[start of Records supplied]
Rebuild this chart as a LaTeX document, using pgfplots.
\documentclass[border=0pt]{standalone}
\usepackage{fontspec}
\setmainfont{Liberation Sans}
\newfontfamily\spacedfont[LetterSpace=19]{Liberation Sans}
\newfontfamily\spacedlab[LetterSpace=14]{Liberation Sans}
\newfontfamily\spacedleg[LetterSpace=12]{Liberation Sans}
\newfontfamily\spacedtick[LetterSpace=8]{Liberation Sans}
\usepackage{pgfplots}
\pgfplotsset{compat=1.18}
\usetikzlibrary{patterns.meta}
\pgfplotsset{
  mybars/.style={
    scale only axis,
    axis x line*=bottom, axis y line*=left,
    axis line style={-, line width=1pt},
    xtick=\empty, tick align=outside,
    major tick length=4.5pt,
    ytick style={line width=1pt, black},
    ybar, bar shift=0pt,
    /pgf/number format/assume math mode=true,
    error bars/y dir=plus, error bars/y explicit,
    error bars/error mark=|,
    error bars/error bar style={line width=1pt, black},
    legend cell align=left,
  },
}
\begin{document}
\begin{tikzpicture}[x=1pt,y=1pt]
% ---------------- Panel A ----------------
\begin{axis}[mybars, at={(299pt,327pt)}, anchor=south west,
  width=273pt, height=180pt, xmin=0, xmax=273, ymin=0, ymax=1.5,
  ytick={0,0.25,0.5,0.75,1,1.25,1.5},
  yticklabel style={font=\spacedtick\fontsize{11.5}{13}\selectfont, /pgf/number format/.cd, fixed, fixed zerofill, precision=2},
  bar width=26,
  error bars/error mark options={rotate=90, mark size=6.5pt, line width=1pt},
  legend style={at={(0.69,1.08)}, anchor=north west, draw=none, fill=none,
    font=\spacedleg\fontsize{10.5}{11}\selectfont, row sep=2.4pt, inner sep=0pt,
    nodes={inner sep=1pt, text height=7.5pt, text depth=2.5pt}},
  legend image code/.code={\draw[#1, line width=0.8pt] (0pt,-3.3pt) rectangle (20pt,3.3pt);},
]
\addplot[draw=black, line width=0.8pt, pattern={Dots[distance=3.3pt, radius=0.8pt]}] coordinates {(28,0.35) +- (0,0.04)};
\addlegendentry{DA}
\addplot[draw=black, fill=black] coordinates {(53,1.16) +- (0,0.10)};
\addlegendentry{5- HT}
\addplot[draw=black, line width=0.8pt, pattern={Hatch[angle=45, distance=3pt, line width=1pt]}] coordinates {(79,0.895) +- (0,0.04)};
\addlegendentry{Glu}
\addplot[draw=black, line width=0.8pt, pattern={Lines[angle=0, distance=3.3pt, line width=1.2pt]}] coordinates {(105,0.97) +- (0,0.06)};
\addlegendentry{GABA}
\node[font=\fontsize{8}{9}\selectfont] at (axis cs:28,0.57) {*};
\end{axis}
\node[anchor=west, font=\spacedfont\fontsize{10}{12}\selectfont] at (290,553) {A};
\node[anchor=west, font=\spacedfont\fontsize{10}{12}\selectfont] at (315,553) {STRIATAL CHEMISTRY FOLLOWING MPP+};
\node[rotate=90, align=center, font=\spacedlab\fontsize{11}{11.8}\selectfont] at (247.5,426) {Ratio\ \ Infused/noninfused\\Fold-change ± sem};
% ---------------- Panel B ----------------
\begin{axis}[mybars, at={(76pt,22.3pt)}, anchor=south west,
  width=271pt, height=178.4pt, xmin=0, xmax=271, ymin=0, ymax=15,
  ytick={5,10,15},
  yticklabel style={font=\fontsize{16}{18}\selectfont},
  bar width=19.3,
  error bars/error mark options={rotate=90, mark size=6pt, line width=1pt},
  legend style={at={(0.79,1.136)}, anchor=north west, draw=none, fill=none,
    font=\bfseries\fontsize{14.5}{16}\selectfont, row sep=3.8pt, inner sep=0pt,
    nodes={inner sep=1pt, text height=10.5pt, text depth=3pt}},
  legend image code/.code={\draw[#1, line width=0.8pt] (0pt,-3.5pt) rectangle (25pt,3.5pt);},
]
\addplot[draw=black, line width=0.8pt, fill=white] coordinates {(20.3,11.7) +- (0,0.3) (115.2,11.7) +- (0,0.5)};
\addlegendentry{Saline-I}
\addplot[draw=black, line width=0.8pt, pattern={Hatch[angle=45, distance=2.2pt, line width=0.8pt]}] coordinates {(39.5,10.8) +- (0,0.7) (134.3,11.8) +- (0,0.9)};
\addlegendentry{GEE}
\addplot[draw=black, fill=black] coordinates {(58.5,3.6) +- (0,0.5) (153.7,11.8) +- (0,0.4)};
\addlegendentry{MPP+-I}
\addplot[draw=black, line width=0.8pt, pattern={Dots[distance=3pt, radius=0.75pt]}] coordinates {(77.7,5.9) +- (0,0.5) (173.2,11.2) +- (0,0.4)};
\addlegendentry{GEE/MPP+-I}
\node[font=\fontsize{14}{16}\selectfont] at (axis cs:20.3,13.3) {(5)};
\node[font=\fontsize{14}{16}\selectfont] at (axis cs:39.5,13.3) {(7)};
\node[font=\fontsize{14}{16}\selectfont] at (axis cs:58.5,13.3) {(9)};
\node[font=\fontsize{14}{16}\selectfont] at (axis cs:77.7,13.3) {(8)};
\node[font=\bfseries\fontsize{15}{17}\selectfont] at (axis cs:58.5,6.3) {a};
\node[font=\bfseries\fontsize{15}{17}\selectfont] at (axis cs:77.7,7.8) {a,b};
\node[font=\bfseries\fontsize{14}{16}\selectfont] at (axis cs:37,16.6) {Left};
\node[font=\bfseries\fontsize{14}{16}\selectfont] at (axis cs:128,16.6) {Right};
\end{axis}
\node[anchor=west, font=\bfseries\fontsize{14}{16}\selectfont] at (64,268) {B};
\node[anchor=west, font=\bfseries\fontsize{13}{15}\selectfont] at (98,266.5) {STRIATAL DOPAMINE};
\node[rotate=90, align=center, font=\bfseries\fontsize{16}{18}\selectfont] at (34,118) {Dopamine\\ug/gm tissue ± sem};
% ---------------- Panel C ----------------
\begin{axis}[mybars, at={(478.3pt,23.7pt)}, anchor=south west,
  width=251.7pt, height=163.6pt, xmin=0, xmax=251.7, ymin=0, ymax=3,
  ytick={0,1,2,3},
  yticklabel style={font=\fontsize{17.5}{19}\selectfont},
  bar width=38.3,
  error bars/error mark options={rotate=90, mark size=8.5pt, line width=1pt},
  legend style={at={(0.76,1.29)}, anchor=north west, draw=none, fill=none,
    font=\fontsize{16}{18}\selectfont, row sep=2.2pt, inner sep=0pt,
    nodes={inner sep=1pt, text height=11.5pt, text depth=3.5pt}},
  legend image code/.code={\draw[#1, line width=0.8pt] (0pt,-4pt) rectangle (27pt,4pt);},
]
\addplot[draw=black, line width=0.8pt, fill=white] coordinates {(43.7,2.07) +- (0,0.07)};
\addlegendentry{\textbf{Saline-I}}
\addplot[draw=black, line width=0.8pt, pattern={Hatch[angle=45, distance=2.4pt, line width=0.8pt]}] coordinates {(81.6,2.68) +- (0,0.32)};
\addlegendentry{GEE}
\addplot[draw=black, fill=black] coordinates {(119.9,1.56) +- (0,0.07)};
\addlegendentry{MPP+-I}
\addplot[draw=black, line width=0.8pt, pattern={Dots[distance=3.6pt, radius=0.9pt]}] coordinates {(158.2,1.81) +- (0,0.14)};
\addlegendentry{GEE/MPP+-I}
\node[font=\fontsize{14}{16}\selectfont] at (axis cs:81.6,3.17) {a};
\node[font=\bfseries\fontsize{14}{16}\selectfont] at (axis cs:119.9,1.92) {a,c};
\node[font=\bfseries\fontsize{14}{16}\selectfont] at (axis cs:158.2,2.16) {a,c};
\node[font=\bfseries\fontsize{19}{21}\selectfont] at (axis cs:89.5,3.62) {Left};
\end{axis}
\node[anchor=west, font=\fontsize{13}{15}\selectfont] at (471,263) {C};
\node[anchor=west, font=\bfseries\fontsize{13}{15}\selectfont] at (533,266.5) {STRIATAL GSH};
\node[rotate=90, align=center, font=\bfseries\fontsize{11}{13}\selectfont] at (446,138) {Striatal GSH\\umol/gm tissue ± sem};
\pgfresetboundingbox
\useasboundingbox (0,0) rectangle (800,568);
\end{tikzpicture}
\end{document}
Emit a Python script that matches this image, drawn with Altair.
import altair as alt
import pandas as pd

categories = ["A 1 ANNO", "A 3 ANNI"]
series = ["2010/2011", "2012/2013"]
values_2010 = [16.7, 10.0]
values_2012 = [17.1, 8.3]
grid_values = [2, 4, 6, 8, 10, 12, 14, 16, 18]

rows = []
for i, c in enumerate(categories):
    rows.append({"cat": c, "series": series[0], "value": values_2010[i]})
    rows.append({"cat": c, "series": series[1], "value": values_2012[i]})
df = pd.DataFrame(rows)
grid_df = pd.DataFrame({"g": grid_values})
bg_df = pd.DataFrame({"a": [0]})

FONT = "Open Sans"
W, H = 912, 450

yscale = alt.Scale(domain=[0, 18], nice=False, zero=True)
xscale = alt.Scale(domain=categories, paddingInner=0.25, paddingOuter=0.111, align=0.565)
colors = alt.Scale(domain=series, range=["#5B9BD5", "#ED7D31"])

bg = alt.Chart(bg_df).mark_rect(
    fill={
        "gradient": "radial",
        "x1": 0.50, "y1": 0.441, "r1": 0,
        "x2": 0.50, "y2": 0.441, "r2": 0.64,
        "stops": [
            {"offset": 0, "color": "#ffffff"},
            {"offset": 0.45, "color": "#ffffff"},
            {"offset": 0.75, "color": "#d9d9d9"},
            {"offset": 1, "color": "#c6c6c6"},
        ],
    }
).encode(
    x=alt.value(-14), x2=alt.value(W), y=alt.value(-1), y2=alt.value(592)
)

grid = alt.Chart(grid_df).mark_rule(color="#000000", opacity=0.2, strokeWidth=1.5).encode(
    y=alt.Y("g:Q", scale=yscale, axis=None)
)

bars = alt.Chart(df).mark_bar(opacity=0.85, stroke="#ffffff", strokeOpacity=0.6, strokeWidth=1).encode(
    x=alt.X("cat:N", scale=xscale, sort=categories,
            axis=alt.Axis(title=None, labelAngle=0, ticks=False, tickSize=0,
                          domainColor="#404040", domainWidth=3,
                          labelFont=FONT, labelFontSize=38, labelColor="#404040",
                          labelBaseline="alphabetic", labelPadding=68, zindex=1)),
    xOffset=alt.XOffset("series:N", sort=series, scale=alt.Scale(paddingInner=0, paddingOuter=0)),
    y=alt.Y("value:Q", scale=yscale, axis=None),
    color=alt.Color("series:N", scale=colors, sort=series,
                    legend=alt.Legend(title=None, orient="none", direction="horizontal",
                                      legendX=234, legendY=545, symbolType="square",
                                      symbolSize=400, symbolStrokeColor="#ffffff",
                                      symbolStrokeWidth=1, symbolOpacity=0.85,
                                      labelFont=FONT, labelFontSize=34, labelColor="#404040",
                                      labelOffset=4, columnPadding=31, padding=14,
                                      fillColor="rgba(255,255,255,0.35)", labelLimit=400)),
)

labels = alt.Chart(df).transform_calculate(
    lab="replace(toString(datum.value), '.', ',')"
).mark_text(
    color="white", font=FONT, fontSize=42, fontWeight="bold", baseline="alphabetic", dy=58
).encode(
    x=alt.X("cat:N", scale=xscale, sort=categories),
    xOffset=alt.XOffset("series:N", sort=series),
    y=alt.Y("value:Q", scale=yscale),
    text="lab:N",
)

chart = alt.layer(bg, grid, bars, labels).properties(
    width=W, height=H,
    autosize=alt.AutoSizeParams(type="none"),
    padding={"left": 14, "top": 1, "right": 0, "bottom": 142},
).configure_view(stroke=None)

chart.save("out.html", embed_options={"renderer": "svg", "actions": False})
[end of Records supplied]
[start of Records supplied]
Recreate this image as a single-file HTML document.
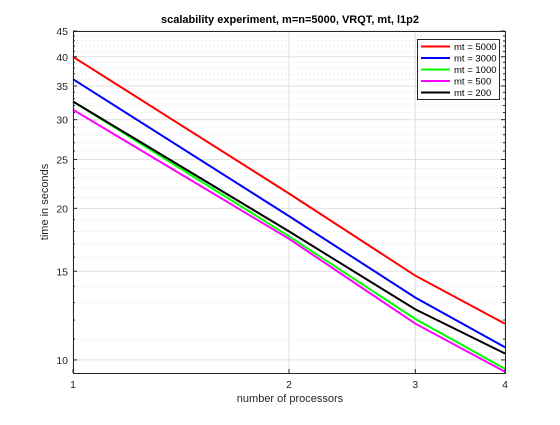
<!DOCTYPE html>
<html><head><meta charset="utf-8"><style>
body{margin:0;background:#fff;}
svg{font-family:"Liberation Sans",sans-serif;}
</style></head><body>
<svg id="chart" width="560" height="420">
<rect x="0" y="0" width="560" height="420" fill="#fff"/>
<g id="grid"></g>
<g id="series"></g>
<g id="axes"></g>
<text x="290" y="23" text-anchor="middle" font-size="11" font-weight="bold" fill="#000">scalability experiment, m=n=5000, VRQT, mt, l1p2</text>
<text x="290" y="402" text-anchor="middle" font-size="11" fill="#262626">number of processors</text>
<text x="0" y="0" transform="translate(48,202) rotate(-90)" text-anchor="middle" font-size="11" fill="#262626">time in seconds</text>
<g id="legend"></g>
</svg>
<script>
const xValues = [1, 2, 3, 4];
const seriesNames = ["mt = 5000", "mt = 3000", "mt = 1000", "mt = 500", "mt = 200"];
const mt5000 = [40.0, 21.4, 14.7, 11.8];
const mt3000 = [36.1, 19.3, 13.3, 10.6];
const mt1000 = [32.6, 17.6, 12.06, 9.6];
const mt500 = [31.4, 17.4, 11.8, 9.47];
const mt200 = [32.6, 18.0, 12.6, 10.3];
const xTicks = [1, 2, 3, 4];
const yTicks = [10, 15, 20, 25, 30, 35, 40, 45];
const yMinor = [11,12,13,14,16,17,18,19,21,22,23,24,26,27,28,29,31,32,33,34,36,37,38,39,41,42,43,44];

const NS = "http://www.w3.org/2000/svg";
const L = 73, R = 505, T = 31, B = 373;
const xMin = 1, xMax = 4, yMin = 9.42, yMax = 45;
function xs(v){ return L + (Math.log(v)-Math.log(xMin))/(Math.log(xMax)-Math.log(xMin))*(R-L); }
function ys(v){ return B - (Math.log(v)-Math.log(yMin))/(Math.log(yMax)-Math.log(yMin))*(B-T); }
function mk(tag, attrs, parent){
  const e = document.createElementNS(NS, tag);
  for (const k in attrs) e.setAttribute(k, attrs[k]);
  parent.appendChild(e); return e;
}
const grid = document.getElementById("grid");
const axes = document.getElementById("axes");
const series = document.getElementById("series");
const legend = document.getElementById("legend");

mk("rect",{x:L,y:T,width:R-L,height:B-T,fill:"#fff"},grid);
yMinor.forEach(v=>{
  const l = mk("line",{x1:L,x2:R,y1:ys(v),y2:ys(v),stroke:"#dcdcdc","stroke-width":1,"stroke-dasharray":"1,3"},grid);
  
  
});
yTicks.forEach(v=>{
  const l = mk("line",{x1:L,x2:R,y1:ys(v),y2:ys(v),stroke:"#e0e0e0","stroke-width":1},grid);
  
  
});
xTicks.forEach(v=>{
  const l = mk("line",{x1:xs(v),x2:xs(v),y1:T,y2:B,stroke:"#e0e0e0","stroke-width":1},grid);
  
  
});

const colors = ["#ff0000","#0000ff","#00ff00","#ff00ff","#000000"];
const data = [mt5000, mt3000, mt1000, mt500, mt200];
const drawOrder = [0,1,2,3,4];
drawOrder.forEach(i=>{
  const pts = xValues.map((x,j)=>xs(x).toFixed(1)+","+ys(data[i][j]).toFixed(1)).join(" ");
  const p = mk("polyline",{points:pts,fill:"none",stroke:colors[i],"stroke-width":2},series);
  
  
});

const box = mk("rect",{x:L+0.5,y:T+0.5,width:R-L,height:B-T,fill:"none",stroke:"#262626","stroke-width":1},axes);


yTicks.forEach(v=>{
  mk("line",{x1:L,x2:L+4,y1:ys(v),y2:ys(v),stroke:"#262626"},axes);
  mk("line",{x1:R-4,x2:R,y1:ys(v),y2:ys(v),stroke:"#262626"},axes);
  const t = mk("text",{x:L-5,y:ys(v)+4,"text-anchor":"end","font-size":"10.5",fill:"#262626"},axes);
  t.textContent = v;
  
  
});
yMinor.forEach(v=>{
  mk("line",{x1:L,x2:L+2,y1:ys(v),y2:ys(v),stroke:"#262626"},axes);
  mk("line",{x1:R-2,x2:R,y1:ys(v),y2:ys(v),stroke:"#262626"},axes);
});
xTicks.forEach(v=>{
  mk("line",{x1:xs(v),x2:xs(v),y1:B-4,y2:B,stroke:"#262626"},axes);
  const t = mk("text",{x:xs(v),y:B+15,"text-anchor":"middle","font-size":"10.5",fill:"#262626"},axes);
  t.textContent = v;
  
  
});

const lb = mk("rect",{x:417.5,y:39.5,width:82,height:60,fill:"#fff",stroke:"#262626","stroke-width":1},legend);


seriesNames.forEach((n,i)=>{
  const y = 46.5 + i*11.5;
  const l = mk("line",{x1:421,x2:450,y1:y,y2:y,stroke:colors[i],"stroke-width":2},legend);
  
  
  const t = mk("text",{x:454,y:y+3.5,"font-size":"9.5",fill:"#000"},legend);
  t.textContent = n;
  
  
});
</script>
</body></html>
[end of Records supplied]
**Exercise prompt**
Within the data above, pick out all lines holding the word "this".

**Solution to the problem**
Rebuild this chart as a LaTeX document, using pgfplots.
Emit a Python script that matches this image, drawn with Altair.
Recreate this image as a single-file HTML document.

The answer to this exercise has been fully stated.